Monday 3 August 2009

Blog#5 - Publication, Publication

Work - Publication and the freelance
One small downside of the freelance life (see Blog#4, Work) is that you do some (hopefully) decent work that doesn't see daylight. Except of course when the purpose of the work is to produce a publication (see Blog 3 under 'Work').

Paul Ashwin and Keith Trigwell suggest that you can't just do a piece of work and then, afterwards, write it up for publication (Ashwin, P. and K. Trigwell (2004). Investigating Staff and Educational Development. in Enhancing Staff and Educational Development. D. Baume and P. Kahn. London, RoutledgeFalmer.). Publication, they suggest, has to be part of the initial plan.

This isn't because work intended for publication is necessarily better, for example more scholarly, than work for a client. Any work should be scholarly - reflective, and as appropriate using ideas and evidence from the literature. Publishability is partly a function of the author's intent in doing the work. Work for a client is an example of what they call Level 2 investigation; intended to inform the client group, and generally verified, and also used, by the client group.

Publication of a Level 3 investigation, they suggest, is aimed at a wider group, and verified, through peer review, by and for that wider group. Which means that the investigation itself needs to be similarly widely aimed.

(For completeness: In their model, we undertake Level 1 work to inform our own practice / understanding; such work is verified mainly or wholly by the investigator and author. Although we may share it. Some blogging is maybe around Level 1.5 - mainly for the author, but shared with and open to test by others?)

I see two more ways a consultant can publish:
  1. Review a lot of work done over a number of years and see what emerges that may be publishable - perhaps as a review article (e.g. Baume, D. (2008). A toolkit for evaluating educational development ventures. Educational Developments. 9: 1-7.).
  2. As part of a development project, research may be done and tools and techniques developed that can be written up for publication - ideally, written with the client (e.g. Bates, I., D. Baume, et al. (Accepted for publication). "Focusing on student learning to guide the use of staff time." Innovations in Education and Teaching International.). This paper arose from the need to research and develop a workload model to underpin a major curriculum revision.
Are there other ways?


Life and Other Stuff - Photobooks
Last night we finished the next photobook, of the Norway holiday in June.

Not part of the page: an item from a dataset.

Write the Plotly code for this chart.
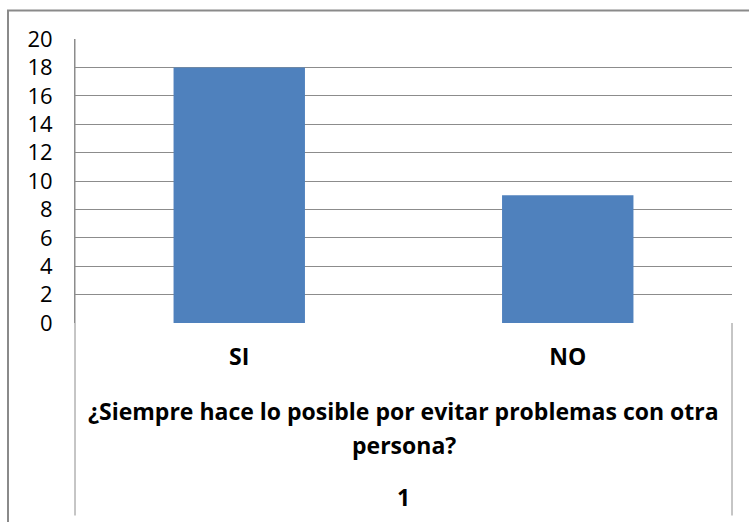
import plotly.graph_objects as go

# Survey answers
categories = ["SI", "NO"]
counts = [18, 9]
question = ["¿Siempre hace lo posible por evitar problemas con otra", "persona?"]
group_label = "1"
y_ticks = list(range(0, 21, 2))

W, H = 749, 522
L, R, T, B = 75, 17, 39, 199
PW, PH = W - L - R, H - T - B


def fx(px):
    """pixel x -> paper x"""
    return (px - L) / PW


def fy(py):
    """pixel y -> paper y"""
    return (H - B - py) / PH


FONT = "Open Sans"
GRID = "#8c8c8c"
LABEL_SIZE = 23

fig = go.Figure(
    go.Bar(
        x=categories,
        y=counts,
        marker=dict(color="#4F81BD", line=dict(width=0)),
        width=0.4,
    )
)

shapes = [
    # outer chart frame
    dict(type="rect", xref="paper", yref="paper",
         x0=fx(8), x1=fx(760), y0=fy(540), y1=fy(10.5),
         line=dict(color="#8a8a8a", width=2), fillcolor="rgba(0,0,0,0)", layer="below"),
    # category dividers under the plot
    dict(type="line", xref="paper", yref="paper",
         x0=0, x1=0, y0=fy(515.5), y1=1,
         line=dict(color=GRID, width=1)),
    dict(type="line", xref="paper", yref="paper",
         x0=1, x1=1, y0=fy(515.5), y1=0,
         line=dict(color=GRID, width=1)),
]

annotations = [
    dict(text="<b>%s</b>" % question[0], xref="paper", yref="paper",
         x=0.5, y=fy(411), xanchor="center", yanchor="middle", showarrow=False,
         font=dict(family=FONT, size=LABEL_SIZE, color="#000")),
    dict(text="<b>%s</b>" % question[1], xref="paper", yref="paper",
         x=0.5, y=fy(445), xanchor="center", yanchor="middle", showarrow=False,
         font=dict(family=FONT, size=LABEL_SIZE, color="#000")),
    dict(text="<b>%s</b>" % group_label, xref="paper", yref="paper",
         x=0.5, y=fy(497), xanchor="center", yanchor="middle", showarrow=False,
         font=dict(family=FONT, size=LABEL_SIZE, color="#000")),
]

fig.update_layout(
    width=W, height=H,
    margin=dict(l=L, r=R, t=T, b=B, pad=0),
    paper_bgcolor="white", plot_bgcolor="white",
    showlegend=False,
    shapes=shapes,
    annotations=annotations,
    xaxis=dict(
        type="category",
        showgrid=False, zeroline=False,
        showline=False, ticks="",
        tickfont=dict(family=FONT, size=LABEL_SIZE, color="#000", weight="bold"),
        ticklabelstandoff=18,
    ),
    yaxis=dict(
        range=[0, 20], tickvals=y_ticks,
        showgrid=True, gridcolor=GRID, gridwidth=1,
        zeroline=False, showline=True, linecolor=GRID, linewidth=1,
        ticks="", ticklabelstandoff=17,
        tickfont=dict(family=FONT, size=22, color="#000"),
    ),
)

fig.write_html("out.html")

I'll provide a link to it when it's accessible.

Making the photobook is fun - finding patterns, telling stories, and of course remembering the holiday. Only a few copies will be printed, but, it's a book! And it takes a lot less shelf- and table-room than the conventional photo album. Recommended.

Which package? We've used lulu.com for making books, but uploading one picture at a time makes it slow. With blurb.com you download the software, make the book a lot faster, and then upload it while you drink tea. Here's our India's Golden Triangle book from 2005.

1 comment:

  1. Hi David,
    re other ways for a consultant to publish. There is of course this one, the blog is a publication. Many of my colleagues are publishing papers on there blogs, the comments allowing a peer review process.